In 1974 Gerry Faun gets the break of his life—an opportunity to meet gorgeous, openly bisexual, glam-rock idol Mark Devon. Mark’s world is new, exciting, and Gerry finally gets to explore the side of his sexuality that he’s kept hidden. But the press is everywhere, and when Gerry’s father gets wind of what’s going on behind his back, Gerry ends up on the street. Mark offers to let Gerry come along with the tour and Gerry jumps at the chance. The tour is a never-ending party—and the start of what seems to be a perfect relationship for him and Mark. Until Mark’s manager decides Gerry isn’t worth the trouble he’s stirring up.
In 1994 Gerry is finally coming out of some tough times—he has a job that pays the bills, a car that hasn’t quite broken down, and a small rental in Jersey City. After a decade of barely getting by, if life was as good as it was going to get, Gerry figures he’ll manage just fine. It would be easier if he wasn’t still haunted by the man the media won’t let him forget, the man who stole his heart and then broke it… the man that’s shown up pleading for a second chance.

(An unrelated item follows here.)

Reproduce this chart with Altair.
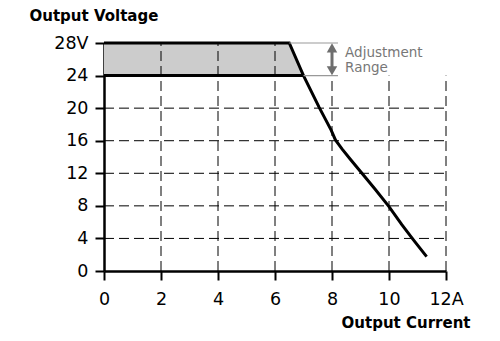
import altair as alt
import pandas as pd

# ---- data ----
current = [0, 6.5, 7.0, 7.55, 7.97, 8.12, 8.35, 8.65, 9.05, 9.5, 10.0, 10.45, 10.85, 11.32]
voltage = [28, 28, 24, 20.1, 17.3, 16.1, 15.0, 13.7, 12.0, 10.1, 7.9, 5.7, 3.85, 1.76]

band_current = [0, 6.5, 7.0]
band_top = [28, 28, 24]
band_bottom = [24, 24, 24]

x_ticks = [0, 2, 4, 6, 8, 10, 12]
y_ticks = [0, 4, 8, 12, 16, 20, 24, 28]
grid_x = [2, 4, 6, 8, 10, 12]
grid_x_top = [28, 28, 28, 24, 24, 24]
grid_y = [4, 8, 12, 16, 20]

bracket_v = [28, 24]
bracket_start = [6.5, 7.0]
note_lines = ["Adjustment", "Range"]
note_v = [26.3, 24.5]

curve_df = pd.DataFrame({"I": current, "V": voltage})
band_df = pd.DataFrame({"I": band_current, "top": band_top, "bottom": band_bottom})
gx_df = pd.DataFrame({"I": grid_x, "top": grid_x_top})
gy_df = pd.DataFrame({"V": grid_y})
br_df = pd.DataFrame({"V": bracket_v, "I": bracket_start})
note_df = pd.DataFrame({"t": note_lines, "V": note_v})

FONT = "DejaVu Sans"
xs = alt.Scale(domain=[0, 12], nice=False, zero=False)
ys = alt.Scale(domain=[0, 28], nice=False, zero=False)

xaxis = alt.Axis(
    values=x_ticks, tickCount=7,
    labelExpr="datum.value == 12 ? '12A' : datum.label",
    title="Output Current", titleX=366, titleY=56, titleAlign="right",
    titleBaseline="alphabetic", titleFont=FONT, titleFontWeight="bold",
    titleFontSize=15, titleColor="black",
    labelFont=FONT, labelFontSize=17.5, labelColor="black", labelPadding=10,
    labelFlush=False, labelOverlap=False,
    tickSize=9, tickWidth=2, tickColor="black",
    domainColor="black", domainWidth=2.5, grid=False,
)
yaxis = alt.Axis(
    values=y_ticks, tickCount=8,
    labelExpr="datum.value == 28 ? '28V' : datum.label",
    title="Output Voltage", titleAngle=0, titleX=-75, titleY=-23,
    titleAlign="left", titleBaseline="alphabetic", titleFont=FONT,
    titleFontWeight="bold", titleFontSize=15, titleColor="black",
    labelFont=FONT, labelFontSize=17.5, labelColor="black", labelPadding=7,
    labelFlush=False, labelOverlap=False,
    tickSize=9, tickWidth=2, tickColor="black",
    domainColor="black", domainWidth=2.5, grid=False,
)


def X(field):
    return alt.X(field, type="quantitative", scale=xs, axis=xaxis)


def Y(field):
    return alt.Y(field, type="quantitative", scale=ys, axis=yaxis)


area = alt.Chart(band_df).mark_area(color="#cccccc", opacity=1).encode(
    x=X("I"), y=Y("top"), y2="bottom:Q",
)

dash = [10, 5]
vgrid = alt.Chart(gx_df).mark_rule(color="black", strokeWidth=1, strokeDash=dash).encode(
    x=X("I"), y=Y("z"), y2="top:Q"
).transform_calculate(z="0")

hgrid = alt.Chart(gy_df).mark_rule(color="black", strokeWidth=1, strokeDash=dash).encode(
    y=Y("V"), x=X("a"), x2="b:Q"
).transform_calculate(a="0", b="12")

band_line = alt.Chart(band_df).mark_line(color="black", strokeWidth=3).encode(
    x=X("I"), y=Y("bottom")
)

curve = alt.Chart(curve_df).mark_line(color="black", strokeWidth=3, strokeJoin="miter").encode(
    x=X("I"), y=Y("V"), order="I:Q"
)

brackets = alt.Chart(br_df).mark_rule(color="#999999", strokeWidth=1.2).encode(
    x=X("I"), x2="e:Q", y=Y("V")
).transform_calculate(e="8.21")

one = pd.DataFrame({"I": [8]})
shaft = alt.Chart(one).mark_rule(color="#6e6e6e", strokeWidth=3).encode(
    x=X("I"), y=Y("s1"), y2="s2:Q"
).transform_calculate(s1="27.0", s2="25.0")
head_up = alt.Chart(one).mark_point(
    shape="triangle-up", filled=True, size=110, color="#6e6e6e", opacity=1
).encode(x=X("I"), y=Y("h")).transform_calculate(h="27.4")
head_dn = alt.Chart(one).mark_point(
    shape="triangle-down", filled=True, size=110, color="#6e6e6e", opacity=1
).encode(x=X("I"), y=Y("h")).transform_calculate(h="24.6")

notes = alt.Chart(note_df).mark_text(
    align="left", baseline="alphabetic", font=FONT, fontSize=13.5, color="#777777"
).encode(x=X("nx"), y=Y("V"), text="t:N").transform_calculate(nx="8.46")

chart = alt.layer(
    area, vgrid, hgrid, band_line, curve, brackets, shaft, head_up, head_dn, notes
).properties(
    width=342, height=228,
    autosize=alt.AutoSizeParams(type="none"),
    padding={"left": 104, "top": 43, "right": 54, "bottom": 70},
    background="white",
).configure_view(stroke=None).configure_axis(labelOverlap=False)

chart.save("out.html", embed_options={"renderer": "svg", "actions": False})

Although glam rock was before my time, I was fascinated by David Bowie when I found my parents’ Ziggy Stardust album so I found myself quite intrigued by this book’s blurb. That I enjoyed Henley’s m/m romance Sonata made it practically impossible to resist this book. As I read Baby’s On Fire, my mind kept combining images of Bowie during his glam rock days with images from the movie Almost Famous. This is not to suggest that the book is a rip-off of the movie or based on Bowie’s career, but rather an explanation of the visuals and feelings the book drew from my brain as I read it. And I loved every page of it – even the ones that ripped my heart out.
The author does a wonderful job of alternating chapters from the present (1994) with those from the past (1974), so we get to see Gerry as he is today and how a single glimpse of Mark Devon aka Maxx Starlight can bring him to his knees with a flurry of memories from their time together, both good and bad. Now because we know that Gerry and Mark are not together when the book begins we know that their time in 1974 did not end well, but that does not make their story any less interesting or emotional. At 20 Gerry got the chance to live the dream most music lovers have had at one time in their life – to meet their idol, to spend time with their idol, and to become an important part of their idol’s life. As Fawn, Gerry became an anchor in Maxx’s rock star life because Gerry saw Mark, not Maxx, and loved Mark. Over the course of their time together, it became apparent to me that even as Mark fell in love with Gerry, he fell for the hype his manager and the record company was selling and at the moment Gerry needed Mark, he got Maxx instead and the pyrotechnics from Maxx’s concerts had nothing on the way their relationship exploded.
Just as their past was heartbreaking to watch unfold, Gerry’s present proved to be an equally emotional tale for me. Although it was rather underhanded and failed spectacularly, I quite enjoyed the reunion that Mark arranged – both of them. Even though Gerry was beyond pissed when he found out just how much Mark had been involved in his life without his knowledge, I found it swoon worthy (then again, I wasn’t the one who was betrayed). When Gerry finally accepts that he has to hear Mark out so that he can put their relationship to rest once and for all, he learns a lot about Mark’s life in the intervening years (he avoided all things Maxx Starlight after their breakup) and finds himself examining his own life.
One of the things I really liked about Baby’s On Fire is that Gerry not only finds himself in a position to reconcile with what is frankly the love of his life, he also finds himself reconciling with his mother and brother. I also liked that Gerry did not immediately forgive Mark and take him back; it would have been contradictory for someone who had harbored feelings of betrayal for 20 years and yet I’ve seen it done. Mark’s reappearance in Gerry’s life reopened old wounds and Henley took the time to let Gerry pick at them a bit and then let them begin to heal. While I loved the concert scene at the end because it demonstrated to Gerry just how much of an impact he had on Mark, my favorite scene is the final chapter set in 2014 because it was the absolute perfect ending for Maxx and his Fawn. Baby’s On Fire is a definite reread for me and I look forward to checking out more of Henley’s work.